What does this mean? Hayek described an economy as «an organization or an arrangement in which someone consciously uses means in the service of a uniform hierarchy of ends». On the contrary, the market order «does not serve a particular rank ordering of objectives, and indeed if, like any spontaneously created order, it cannot legitimately be said to have definite objectives, neither is it then possible to represent the value of its outcome as a sum of individual outputs».
Therefore, the market process is not the result of top-down decisions aiming at achieving previously ranked objectives; rather, as Adam Ferguson put it in the 18th century, it is the result of human action but not of human design. As such, its outcomes cannot be judged from the top down, comparing them with an ideal standard dictated by intellectuals or policymakers; and this for two reasons: 1) it would be questionable to have a limited group of individuals to dictate the ideal standards for an entire society; 2) those ideal standards could be achieved only by omniscient planners and only in case of pre-determined and never-changing information. Therefore, market outcomes can be fairly judged only by comparison with what would be achieved without market competition (a centrally-directed economy); then, the results of competition would appear pretty remarkable.
In fact, the idea that the market process does not serve a pre-ranked series of objectives does not mean that it does not produce a desirable order. «This order manifests […] by virtue of the fact that the expectations of particular transactions with other persons, upon which the plans of all the economy’s participants are based, are to a considerable extent realized» (Hayek), and such coordination happens through the learning process emerging from disappointed expectations (mistakes). But there is more: the market process also «provides that every product is produced by those who can produce it more cheaply […] and that goods are sold at prices that are lower than those at which anyone could offer the goods who does not offer them» (Hayek). This does not exclude the presence of large profits above costs, but that such costs are lower than those of the next best potential producer of the good.
Such a process of coordination, producing selling prices which may be “unjust” from the very personal view of a politician but are the best possible ones for each very temporary situation of knowledge of place and time, is made possible precisely by the price mechanism. In fact, in the process of market competition, prices guide production decisions, communicating relative scarcities: prices literally tell producers what to do. But, it has to be clear, they can only emerge as the spontaneous result of that competition, they do not exist as data available in advance.
And here we come to the issue of supply and demand that the government intends to monitor with sophisticated computers and IT applications. As again explained by Hayek, supply and demand are not data, but «rather outcomes of the constantly ongoing process of competition».
Computers and IT applications can capture events after they happened and nothing in the process of competition tells us that the future is going to behave like the past. Indeed, again, supply and demand are the outcome of a process, not data in an equation.

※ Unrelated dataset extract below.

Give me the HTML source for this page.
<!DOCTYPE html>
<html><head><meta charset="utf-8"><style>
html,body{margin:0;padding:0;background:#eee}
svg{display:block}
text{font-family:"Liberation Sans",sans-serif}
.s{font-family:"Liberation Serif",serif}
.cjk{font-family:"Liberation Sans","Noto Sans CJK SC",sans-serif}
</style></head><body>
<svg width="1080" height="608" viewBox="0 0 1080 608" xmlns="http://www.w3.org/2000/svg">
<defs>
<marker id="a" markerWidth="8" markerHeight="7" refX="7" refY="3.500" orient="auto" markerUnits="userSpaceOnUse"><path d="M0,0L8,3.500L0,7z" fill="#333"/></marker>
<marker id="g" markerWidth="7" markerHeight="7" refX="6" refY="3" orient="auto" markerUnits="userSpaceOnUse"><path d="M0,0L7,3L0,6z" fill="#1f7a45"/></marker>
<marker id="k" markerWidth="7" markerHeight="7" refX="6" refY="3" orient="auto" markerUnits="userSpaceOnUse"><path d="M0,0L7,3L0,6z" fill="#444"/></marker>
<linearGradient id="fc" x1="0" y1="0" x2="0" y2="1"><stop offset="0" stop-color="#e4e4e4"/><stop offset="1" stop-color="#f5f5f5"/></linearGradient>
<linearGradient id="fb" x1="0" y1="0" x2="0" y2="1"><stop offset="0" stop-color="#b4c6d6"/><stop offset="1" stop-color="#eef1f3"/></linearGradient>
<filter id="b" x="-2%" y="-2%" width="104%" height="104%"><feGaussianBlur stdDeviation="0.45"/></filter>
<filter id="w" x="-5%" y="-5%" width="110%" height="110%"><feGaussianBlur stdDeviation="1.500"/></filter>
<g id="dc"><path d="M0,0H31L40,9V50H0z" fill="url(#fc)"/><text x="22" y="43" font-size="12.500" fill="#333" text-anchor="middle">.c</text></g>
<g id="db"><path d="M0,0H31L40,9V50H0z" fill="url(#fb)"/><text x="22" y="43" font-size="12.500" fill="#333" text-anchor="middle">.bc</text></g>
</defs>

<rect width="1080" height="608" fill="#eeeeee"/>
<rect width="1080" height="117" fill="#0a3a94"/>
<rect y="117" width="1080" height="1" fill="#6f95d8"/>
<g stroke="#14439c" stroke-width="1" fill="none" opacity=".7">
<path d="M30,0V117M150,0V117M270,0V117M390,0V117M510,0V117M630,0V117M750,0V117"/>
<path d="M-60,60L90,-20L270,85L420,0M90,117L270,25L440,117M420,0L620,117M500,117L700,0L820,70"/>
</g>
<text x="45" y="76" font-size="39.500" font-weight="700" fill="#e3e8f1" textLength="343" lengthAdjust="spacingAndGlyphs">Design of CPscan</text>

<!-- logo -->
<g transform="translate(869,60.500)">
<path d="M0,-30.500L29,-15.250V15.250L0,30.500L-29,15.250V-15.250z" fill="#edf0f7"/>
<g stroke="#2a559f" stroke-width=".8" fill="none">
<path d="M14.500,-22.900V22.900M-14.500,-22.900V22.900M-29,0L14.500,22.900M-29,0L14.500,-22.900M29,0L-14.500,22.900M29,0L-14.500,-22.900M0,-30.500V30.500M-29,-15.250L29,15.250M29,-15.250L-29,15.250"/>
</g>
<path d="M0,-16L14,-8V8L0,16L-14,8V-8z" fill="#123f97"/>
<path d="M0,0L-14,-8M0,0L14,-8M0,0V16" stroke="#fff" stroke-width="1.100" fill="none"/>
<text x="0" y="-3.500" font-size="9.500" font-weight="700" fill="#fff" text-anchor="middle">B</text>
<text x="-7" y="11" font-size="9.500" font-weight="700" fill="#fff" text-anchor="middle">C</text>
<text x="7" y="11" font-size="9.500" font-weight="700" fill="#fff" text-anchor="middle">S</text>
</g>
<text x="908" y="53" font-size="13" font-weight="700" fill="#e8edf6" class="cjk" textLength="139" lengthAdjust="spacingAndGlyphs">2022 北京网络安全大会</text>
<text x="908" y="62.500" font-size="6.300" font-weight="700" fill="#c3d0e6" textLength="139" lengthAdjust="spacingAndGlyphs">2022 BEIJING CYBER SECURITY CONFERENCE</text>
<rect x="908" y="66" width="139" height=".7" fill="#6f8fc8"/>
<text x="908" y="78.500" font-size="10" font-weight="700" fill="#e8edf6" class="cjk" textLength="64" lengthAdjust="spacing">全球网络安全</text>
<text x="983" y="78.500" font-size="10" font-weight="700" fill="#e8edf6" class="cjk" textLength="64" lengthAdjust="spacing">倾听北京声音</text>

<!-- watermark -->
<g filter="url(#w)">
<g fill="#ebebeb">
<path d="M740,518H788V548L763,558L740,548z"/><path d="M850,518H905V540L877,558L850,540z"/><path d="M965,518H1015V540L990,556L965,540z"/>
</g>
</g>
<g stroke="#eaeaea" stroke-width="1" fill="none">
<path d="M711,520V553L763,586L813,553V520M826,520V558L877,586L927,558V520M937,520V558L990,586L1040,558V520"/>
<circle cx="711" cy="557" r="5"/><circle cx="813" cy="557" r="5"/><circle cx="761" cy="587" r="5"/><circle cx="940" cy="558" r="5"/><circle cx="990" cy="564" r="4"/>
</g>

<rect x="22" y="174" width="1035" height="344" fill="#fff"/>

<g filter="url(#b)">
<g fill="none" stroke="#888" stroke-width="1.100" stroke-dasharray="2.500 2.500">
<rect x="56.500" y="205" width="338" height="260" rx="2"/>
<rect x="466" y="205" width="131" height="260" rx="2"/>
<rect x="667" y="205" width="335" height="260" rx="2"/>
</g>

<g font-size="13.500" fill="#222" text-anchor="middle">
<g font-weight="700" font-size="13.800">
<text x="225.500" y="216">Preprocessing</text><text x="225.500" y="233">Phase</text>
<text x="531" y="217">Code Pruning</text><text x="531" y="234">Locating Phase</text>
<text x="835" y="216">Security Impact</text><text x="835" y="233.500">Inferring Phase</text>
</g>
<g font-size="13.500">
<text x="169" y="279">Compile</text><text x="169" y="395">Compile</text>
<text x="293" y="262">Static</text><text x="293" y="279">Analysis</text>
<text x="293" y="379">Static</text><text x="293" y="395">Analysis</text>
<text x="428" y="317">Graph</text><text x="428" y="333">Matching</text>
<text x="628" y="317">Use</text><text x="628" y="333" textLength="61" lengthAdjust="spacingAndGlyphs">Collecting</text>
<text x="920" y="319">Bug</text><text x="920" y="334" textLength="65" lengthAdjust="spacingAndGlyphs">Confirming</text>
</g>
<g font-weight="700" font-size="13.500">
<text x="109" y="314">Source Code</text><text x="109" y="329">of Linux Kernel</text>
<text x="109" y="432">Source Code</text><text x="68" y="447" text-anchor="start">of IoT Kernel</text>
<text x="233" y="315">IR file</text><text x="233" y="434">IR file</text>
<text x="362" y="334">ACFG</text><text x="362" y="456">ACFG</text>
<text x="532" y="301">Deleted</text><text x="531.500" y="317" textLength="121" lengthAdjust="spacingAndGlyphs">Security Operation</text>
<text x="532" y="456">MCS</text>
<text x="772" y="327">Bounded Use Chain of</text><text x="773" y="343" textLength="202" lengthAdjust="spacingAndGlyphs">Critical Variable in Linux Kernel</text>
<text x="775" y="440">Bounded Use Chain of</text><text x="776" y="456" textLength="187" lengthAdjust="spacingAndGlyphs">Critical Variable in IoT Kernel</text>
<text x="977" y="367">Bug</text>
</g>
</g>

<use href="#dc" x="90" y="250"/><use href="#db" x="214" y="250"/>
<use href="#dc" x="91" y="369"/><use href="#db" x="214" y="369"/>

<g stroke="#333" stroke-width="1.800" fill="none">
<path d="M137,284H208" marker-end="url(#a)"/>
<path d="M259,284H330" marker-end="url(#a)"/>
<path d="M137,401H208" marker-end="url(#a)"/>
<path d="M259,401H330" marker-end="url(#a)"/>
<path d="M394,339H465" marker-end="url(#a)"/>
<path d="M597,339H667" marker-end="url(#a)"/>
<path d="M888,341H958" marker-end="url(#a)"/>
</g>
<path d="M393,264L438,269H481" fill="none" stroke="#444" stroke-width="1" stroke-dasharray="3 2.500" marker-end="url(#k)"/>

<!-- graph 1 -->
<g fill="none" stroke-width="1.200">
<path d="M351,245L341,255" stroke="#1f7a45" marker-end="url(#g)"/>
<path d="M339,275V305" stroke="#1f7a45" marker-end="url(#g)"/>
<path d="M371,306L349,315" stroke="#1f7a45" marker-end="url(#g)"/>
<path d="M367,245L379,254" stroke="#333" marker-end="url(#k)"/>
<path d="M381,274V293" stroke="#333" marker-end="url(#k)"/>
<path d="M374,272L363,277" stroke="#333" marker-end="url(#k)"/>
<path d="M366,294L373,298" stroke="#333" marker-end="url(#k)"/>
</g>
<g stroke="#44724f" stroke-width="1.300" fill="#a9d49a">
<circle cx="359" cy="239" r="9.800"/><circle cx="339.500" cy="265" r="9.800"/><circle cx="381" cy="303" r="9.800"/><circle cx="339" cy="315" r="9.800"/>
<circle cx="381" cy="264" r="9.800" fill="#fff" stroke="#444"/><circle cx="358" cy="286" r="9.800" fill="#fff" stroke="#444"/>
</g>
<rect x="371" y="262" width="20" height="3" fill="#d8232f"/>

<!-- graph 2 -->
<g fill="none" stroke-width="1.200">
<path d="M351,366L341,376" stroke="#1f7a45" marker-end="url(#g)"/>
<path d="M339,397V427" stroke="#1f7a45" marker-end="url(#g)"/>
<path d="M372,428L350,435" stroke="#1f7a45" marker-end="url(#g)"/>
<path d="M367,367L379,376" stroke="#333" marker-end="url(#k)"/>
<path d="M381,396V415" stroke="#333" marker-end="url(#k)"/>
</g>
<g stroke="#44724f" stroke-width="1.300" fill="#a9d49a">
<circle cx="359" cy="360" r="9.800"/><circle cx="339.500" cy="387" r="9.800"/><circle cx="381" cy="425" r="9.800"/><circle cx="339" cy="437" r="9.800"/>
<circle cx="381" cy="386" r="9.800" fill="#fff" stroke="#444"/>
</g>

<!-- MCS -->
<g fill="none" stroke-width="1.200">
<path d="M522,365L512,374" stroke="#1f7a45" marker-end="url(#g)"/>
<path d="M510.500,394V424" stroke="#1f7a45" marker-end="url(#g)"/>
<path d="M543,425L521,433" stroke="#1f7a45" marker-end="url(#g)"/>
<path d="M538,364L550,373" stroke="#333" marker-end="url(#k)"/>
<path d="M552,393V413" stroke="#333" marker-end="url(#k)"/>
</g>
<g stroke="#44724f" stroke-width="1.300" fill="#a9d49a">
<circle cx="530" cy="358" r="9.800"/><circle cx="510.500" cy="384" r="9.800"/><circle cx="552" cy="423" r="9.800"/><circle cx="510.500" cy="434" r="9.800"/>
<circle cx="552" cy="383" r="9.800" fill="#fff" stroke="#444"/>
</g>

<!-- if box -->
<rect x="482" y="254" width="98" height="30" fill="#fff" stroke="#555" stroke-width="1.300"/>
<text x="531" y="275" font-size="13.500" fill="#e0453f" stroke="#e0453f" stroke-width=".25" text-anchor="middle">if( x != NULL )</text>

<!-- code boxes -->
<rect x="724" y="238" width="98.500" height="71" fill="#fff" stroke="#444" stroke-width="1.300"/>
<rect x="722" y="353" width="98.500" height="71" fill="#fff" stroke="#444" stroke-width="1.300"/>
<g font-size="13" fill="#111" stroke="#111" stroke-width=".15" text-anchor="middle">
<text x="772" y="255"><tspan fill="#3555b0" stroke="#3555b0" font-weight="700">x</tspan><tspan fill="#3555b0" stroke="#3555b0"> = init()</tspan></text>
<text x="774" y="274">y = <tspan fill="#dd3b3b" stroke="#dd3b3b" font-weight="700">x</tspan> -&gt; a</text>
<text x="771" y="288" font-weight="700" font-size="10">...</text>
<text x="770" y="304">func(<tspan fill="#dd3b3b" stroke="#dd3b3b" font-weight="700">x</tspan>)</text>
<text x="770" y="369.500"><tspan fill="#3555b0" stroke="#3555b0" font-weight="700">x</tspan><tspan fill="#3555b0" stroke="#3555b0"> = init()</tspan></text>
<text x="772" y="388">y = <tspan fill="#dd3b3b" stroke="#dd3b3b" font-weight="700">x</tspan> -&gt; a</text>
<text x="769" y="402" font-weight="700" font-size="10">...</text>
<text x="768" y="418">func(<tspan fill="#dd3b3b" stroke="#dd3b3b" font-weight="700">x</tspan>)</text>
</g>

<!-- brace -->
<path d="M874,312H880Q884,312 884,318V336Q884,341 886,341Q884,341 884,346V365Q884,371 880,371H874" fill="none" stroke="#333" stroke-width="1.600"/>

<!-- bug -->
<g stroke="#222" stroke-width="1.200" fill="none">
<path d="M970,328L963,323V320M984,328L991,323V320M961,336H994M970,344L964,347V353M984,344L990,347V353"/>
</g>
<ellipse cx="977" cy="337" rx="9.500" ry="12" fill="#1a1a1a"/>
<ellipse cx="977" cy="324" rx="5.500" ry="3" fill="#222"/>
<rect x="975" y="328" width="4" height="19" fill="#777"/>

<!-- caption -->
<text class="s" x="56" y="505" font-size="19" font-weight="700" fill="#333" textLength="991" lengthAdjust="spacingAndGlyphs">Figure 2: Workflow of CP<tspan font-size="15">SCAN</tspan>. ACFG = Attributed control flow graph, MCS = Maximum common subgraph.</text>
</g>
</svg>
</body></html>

From such considerations, we can draw the following conclusions:
- The government should not be worried about monitoring supply and demand; rather, it should leave markets unhampered. There should not be limitations to import and export; only in this way, supply can meet demand in the way which is the most convenient at any given moment. If, in example, import would be allowed only when data tell us that there is not enough domestic supply, too much time would be required for external supply to adapt to the new available information; instead, supply could be more constantly alert to market signals if there were no import/export barriers.
- For such a process to work smoothly, prices need to be the result of the process of market competition, so to best exercise their communication function and more quickly allow the necessary adjustments; controlled prices would be wrong information sent to the market, resulting in wrong goods and wrong quantities being produced (shortages or oversupply).
Finally, do not expect markets to be perfect; in the end, who has the authority to define perfection? But you can expect markets to produce better outcomes than the available alternatives.